Kahve buluşması sonrası Hristodulides’in “Cyprus Mail” gazetesine yaptığı açıklamalar önemli. Bunlardan biri GKRY liderinin Cumhurbaşkanı Erdoğan’a, görüşmelerin ancak BM kararları çerçevesinde olacağını “birçok kez” ifade ettiğini ifade etmesi. Yani birçok kez diye vurgulayarak hangi yollardan ve ne zaman bu görüşünü iletmiş? Diplomatik ilişki olmadığına göre ya uluslararası toplantılarda ya da böyle gayrı resmi buluşmalarda.
GKRY lideri ayrıca AB ve Türkiye arasında yapıcı bir rol oynayabileceklerini ancak Kıbrıs sorununda “somut önemli gelişmeler” beklediklerini de belirtmiş. Türkiye’nin AB gümrük birliğine girdikten sonra Tansu Çiller döneminde, GKRY’nin, AB’ne girişinde sessiz kalmasının ne büyük bir hata olduğu, ceremesinin ne kadar ağır olduğu ortada.

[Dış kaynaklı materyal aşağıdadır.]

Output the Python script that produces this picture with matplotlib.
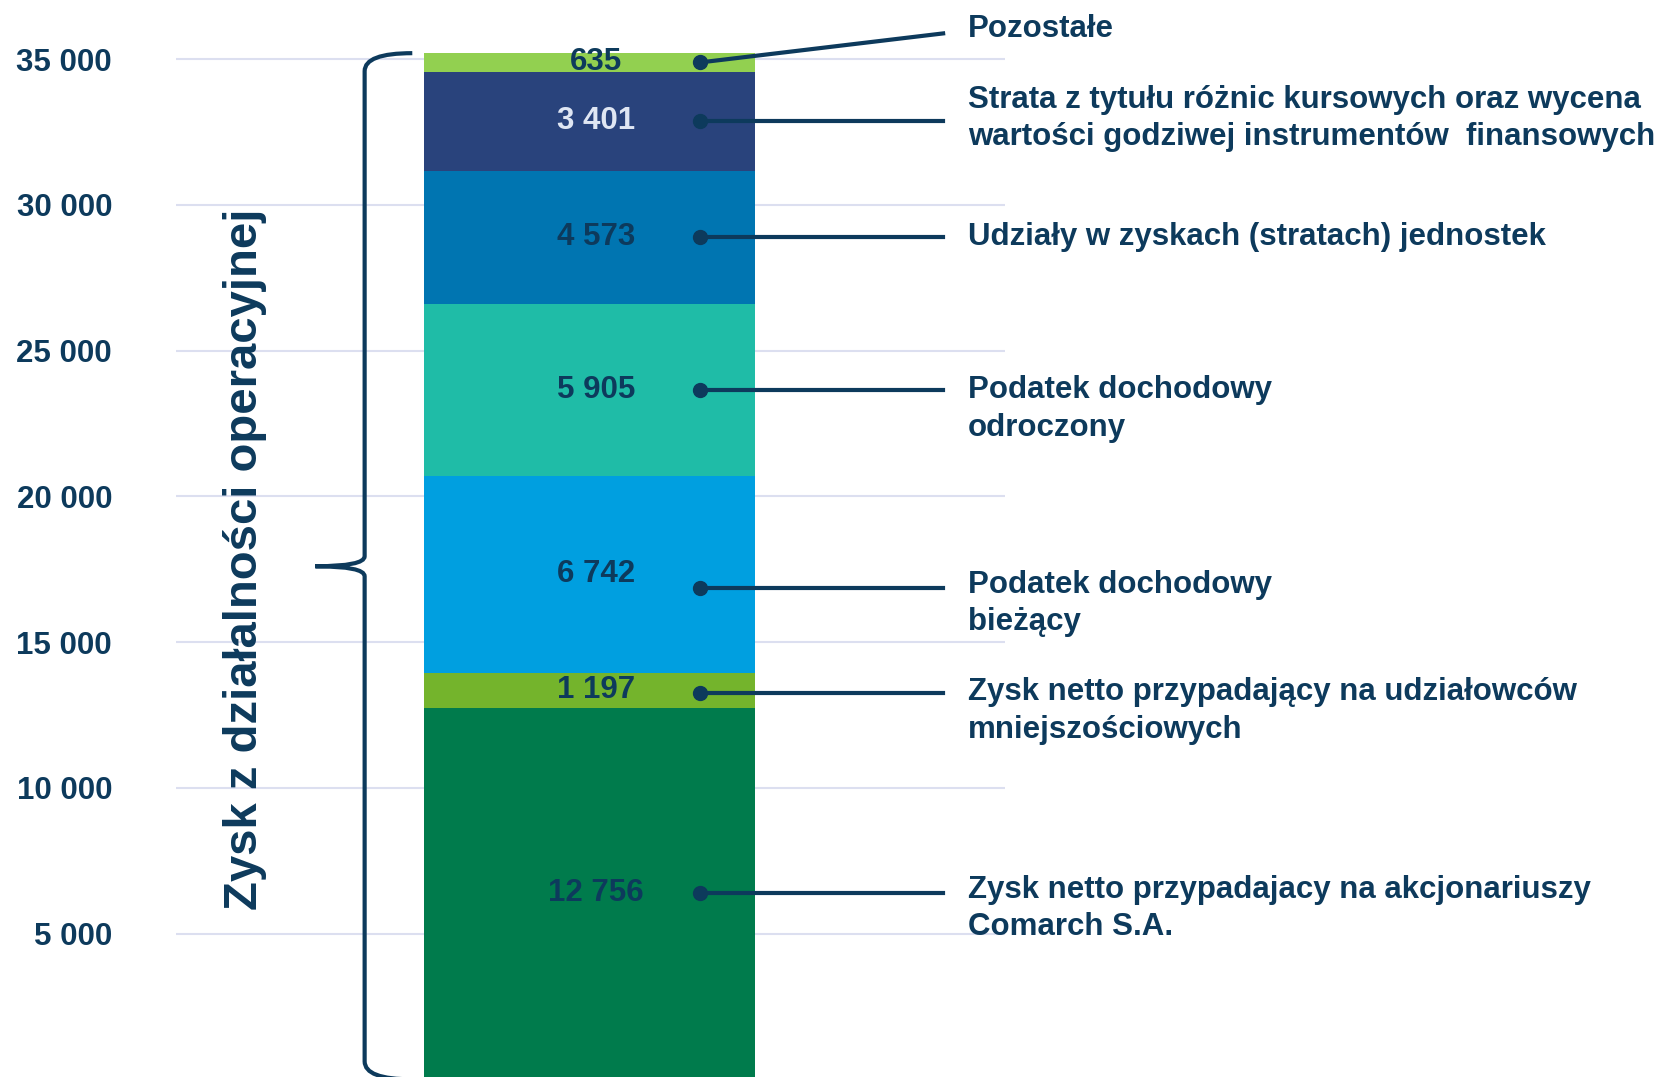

Kıbrıs da NATO üyesi olmayan ülkeler arasında. Ancak “Katimerini Cyprus” gazetesinin haberine göre Kıbrıs’ta ABD askeri varlığının sürekli olabilmesi için üs kurma görüşmelerinin devam ettiğine ilişkin haberlerin yer alması Türkiye ve KKTC bakımından olumlu bir gelişme sayılamaz. Tabii Türkiye’nin veto haklarının bu aşamada iyi kullanılması gerekir. ABD’nin Adada sürekli üs kurması demek GKRY için NATO üyeliğini sağlayabilir. GKRY lideri Hristodulidis’in bunu son Washington ziyaretinde Biden ile görüştüğü ve karara bağladığı Rum gazetelerinde yer alıyor.
Türkiye’nin Ege’de kıta sahanlığı hava sahası tezlerini zayıflatacak bu gibi girişimler için dikkatli olması gelişmeleri çok yakından takip etmesi gerekiyor. Yoksa “Atı alan Üsküdar’ı geçer”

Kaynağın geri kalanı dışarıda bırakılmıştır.